__Data section__.
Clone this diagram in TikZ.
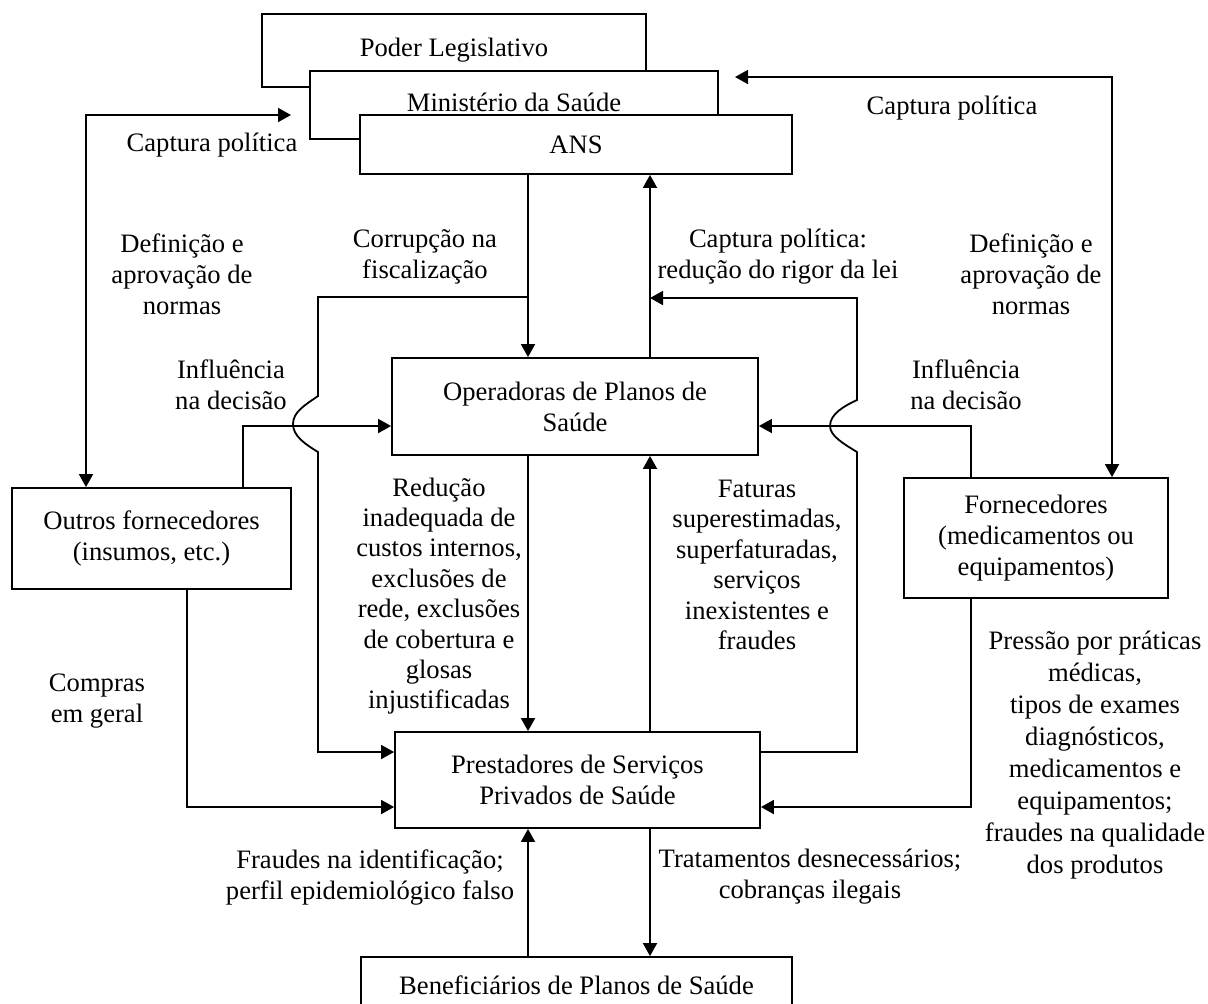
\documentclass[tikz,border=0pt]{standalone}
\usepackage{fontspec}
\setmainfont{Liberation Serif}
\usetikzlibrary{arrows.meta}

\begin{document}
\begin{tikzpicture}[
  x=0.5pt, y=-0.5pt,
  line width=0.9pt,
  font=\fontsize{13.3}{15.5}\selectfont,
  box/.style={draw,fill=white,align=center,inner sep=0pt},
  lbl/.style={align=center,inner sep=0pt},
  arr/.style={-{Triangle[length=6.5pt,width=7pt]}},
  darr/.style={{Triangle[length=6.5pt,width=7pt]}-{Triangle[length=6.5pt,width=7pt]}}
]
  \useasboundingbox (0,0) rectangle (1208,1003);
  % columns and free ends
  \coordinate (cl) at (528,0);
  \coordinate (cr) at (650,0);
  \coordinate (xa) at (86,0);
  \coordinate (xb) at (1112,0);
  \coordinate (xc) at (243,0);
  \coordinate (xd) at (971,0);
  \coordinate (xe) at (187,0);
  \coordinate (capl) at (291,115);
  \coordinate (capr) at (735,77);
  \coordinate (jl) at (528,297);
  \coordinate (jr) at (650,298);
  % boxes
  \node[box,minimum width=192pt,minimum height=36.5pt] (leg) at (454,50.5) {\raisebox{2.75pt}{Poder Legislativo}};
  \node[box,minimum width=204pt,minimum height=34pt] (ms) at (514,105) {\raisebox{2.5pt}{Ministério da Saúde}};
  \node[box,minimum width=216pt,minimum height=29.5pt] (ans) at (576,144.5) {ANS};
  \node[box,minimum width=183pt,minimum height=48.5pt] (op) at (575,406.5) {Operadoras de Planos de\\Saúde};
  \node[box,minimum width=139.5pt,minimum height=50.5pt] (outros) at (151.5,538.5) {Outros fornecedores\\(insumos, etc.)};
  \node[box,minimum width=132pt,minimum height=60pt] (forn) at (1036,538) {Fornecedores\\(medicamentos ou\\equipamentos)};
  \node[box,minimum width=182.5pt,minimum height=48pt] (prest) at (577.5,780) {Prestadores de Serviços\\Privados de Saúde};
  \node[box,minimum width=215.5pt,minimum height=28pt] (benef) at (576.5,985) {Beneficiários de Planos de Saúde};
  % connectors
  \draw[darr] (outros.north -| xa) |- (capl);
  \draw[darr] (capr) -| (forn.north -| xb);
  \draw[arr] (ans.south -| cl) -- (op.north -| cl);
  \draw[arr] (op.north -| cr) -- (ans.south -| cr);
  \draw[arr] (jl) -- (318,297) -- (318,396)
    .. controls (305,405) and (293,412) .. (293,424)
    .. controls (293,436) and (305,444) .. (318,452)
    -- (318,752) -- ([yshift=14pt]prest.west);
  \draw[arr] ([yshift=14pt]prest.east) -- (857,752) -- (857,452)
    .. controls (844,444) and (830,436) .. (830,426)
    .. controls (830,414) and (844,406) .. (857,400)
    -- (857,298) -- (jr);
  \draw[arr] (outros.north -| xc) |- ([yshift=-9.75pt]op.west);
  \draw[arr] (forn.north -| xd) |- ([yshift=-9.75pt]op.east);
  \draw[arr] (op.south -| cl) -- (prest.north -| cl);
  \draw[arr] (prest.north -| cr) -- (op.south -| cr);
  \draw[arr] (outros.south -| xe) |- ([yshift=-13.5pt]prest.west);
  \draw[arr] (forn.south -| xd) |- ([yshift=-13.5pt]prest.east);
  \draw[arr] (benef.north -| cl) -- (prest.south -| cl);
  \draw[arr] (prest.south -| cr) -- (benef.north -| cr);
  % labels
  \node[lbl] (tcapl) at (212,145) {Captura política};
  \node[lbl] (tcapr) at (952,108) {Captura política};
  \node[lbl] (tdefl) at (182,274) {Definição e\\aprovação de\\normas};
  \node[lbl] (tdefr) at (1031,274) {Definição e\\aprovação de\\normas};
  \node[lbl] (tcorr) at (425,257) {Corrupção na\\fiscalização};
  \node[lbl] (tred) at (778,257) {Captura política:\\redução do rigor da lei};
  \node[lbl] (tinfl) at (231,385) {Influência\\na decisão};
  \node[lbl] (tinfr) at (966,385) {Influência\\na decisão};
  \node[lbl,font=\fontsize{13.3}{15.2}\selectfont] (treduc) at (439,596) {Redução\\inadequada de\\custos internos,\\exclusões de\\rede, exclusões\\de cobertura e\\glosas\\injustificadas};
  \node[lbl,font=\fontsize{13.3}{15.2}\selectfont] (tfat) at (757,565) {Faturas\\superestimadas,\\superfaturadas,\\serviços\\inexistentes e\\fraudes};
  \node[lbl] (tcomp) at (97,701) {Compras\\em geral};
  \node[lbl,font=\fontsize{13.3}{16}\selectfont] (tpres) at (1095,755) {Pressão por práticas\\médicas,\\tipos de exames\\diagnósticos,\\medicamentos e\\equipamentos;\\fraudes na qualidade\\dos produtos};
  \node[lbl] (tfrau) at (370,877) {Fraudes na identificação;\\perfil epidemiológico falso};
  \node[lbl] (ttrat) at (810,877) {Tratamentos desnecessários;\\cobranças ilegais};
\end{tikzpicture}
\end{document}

__Aim of the exercise__. Write out again every line above exactly as given; the pictures do not belong in the copy.

__The completed task__.
Clone this diagram in TikZ.
\documentclass[tikz,border=0pt]{standalone}
\usepackage{fontspec}
\setmainfont{Liberation Serif}
\usetikzlibrary{arrows.meta}

\begin{document}
\begin{tikzpicture}[
  x=0.5pt, y=-0.5pt,
  line width=0.9pt,
  font=\fontsize{13.3}{15.5}\selectfont,
  box/.style={draw,fill=white,align=center,inner sep=0pt},
  lbl/.style={align=center,inner sep=0pt},
  arr/.style={-{Triangle[length=6.5pt,width=7pt]}},
  darr/.style={{Triangle[length=6.5pt,width=7pt]}-{Triangle[length=6.5pt,width=7pt]}}
]
  \useasboundingbox (0,0) rectangle (1208,1003);
  % columns and free ends
  \coordinate (cl) at (528,0);
  \coordinate (cr) at (650,0);
  \coordinate (xa) at (86,0);
  \coordinate (xb) at (1112,0);
  \coordinate (xc) at (243,0);
  \coordinate (xd) at (971,0);
  \coordinate (xe) at (187,0);
  \coordinate (capl) at (291,115);
  \coordinate (capr) at (735,77);
  \coordinate (jl) at (528,297);
  \coordinate (jr) at (650,298);
  % boxes
  \node[box,minimum width=192pt,minimum height=36.5pt] (leg) at (454,50.5) {\raisebox{2.75pt}{Poder Legislativo}};
  \node[box,minimum width=204pt,minimum height=34pt] (ms) at (514,105) {\raisebox{2.5pt}{Ministério da Saúde}};
  \node[box,minimum width=216pt,minimum height=29.5pt] (ans) at (576,144.5) {ANS};
  \node[box,minimum width=183pt,minimum height=48.5pt] (op) at (575,406.5) {Operadoras de Planos de\\Saúde};
  \node[box,minimum width=139.5pt,minimum height=50.5pt] (outros) at (151.5,538.5) {Outros fornecedores\\(insumos, etc.)};
  \node[box,minimum width=132pt,minimum height=60pt] (forn) at (1036,538) {Fornecedores\\(medicamentos ou\\equipamentos)};
  \node[box,minimum width=182.5pt,minimum height=48pt] (prest) at (577.5,780) {Prestadores de Serviços\\Privados de Saúde};
  \node[box,minimum width=215.5pt,minimum height=28pt] (benef) at (576.5,985) {Beneficiários de Planos de Saúde};
  % connectors
  \draw[darr] (outros.north -| xa) |- (capl);
  \draw[darr] (capr) -| (forn.north -| xb);
  \draw[arr] (ans.south -| cl) -- (op.north -| cl);
  \draw[arr] (op.north -| cr) -- (ans.south -| cr);
  \draw[arr] (jl) -- (318,297) -- (318,396)
    .. controls (305,405) and (293,412) .. (293,424)
    .. controls (293,436) and (305,444) .. (318,452)
    -- (318,752) -- ([yshift=14pt]prest.west);
  \draw[arr] ([yshift=14pt]prest.east) -- (857,752) -- (857,452)
    .. controls (844,444) and (830,436) .. (830,426)
    .. controls (830,414) and (844,406) .. (857,400)
    -- (857,298) -- (jr);
  \draw[arr] (outros.north -| xc) |- ([yshift=-9.75pt]op.west);
  \draw[arr] (forn.north -| xd) |- ([yshift=-9.75pt]op.east);
  \draw[arr] (op.south -| cl) -- (prest.north -| cl);
  \draw[arr] (prest.north -| cr) -- (op.south -| cr);
  \draw[arr] (outros.south -| xe) |- ([yshift=-13.5pt]prest.west);
  \draw[arr] (forn.south -| xd) |- ([yshift=-13.5pt]prest.east);
  \draw[arr] (benef.north -| cl) -- (prest.south -| cl);
  \draw[arr] (prest.south -| cr) -- (benef.north -| cr);
  % labels
  \node[lbl] (tcapl) at (212,145) {Captura política};
  \node[lbl] (tcapr) at (952,108) {Captura política};
  \node[lbl] (tdefl) at (182,274) {Definição e\\aprovação de\\normas};
  \node[lbl] (tdefr) at (1031,274) {Definição e\\aprovação de\\normas};
  \node[lbl] (tcorr) at (425,257) {Corrupção na\\fiscalização};
  \node[lbl] (tred) at (778,257) {Captura política:\\redução do rigor da lei};
  \node[lbl] (tinfl) at (231,385) {Influência\\na decisão};
  \node[lbl] (tinfr) at (966,385) {Influência\\na decisão};
  \node[lbl,font=\fontsize{13.3}{15.2}\selectfont] (treduc) at (439,596) {Redução\\inadequada de\\custos internos,\\exclusões de\\rede, exclusões\\de cobertura e\\glosas\\injustificadas};
  \node[lbl,font=\fontsize{13.3}{15.2}\selectfont] (tfat) at (757,565) {Faturas\\superestimadas,\\superfaturadas,\\serviços\\inexistentes e\\fraudes};
  \node[lbl] (tcomp) at (97,701) {Compras\\em geral};
  \node[lbl,font=\fontsize{13.3}{16}\selectfont] (tpres) at (1095,755) {Pressão por práticas\\médicas,\\tipos de exames\\diagnósticos,\\medicamentos e\\equipamentos;\\fraudes na qualidade\\dos produtos};
  \node[lbl] (tfrau) at (370,877) {Fraudes na identificação;\\perfil epidemiológico falso};
  \node[lbl] (ttrat) at (810,877) {Tratamentos desnecessários;\\cobranças ilegais};
\end{tikzpicture}
\end{document}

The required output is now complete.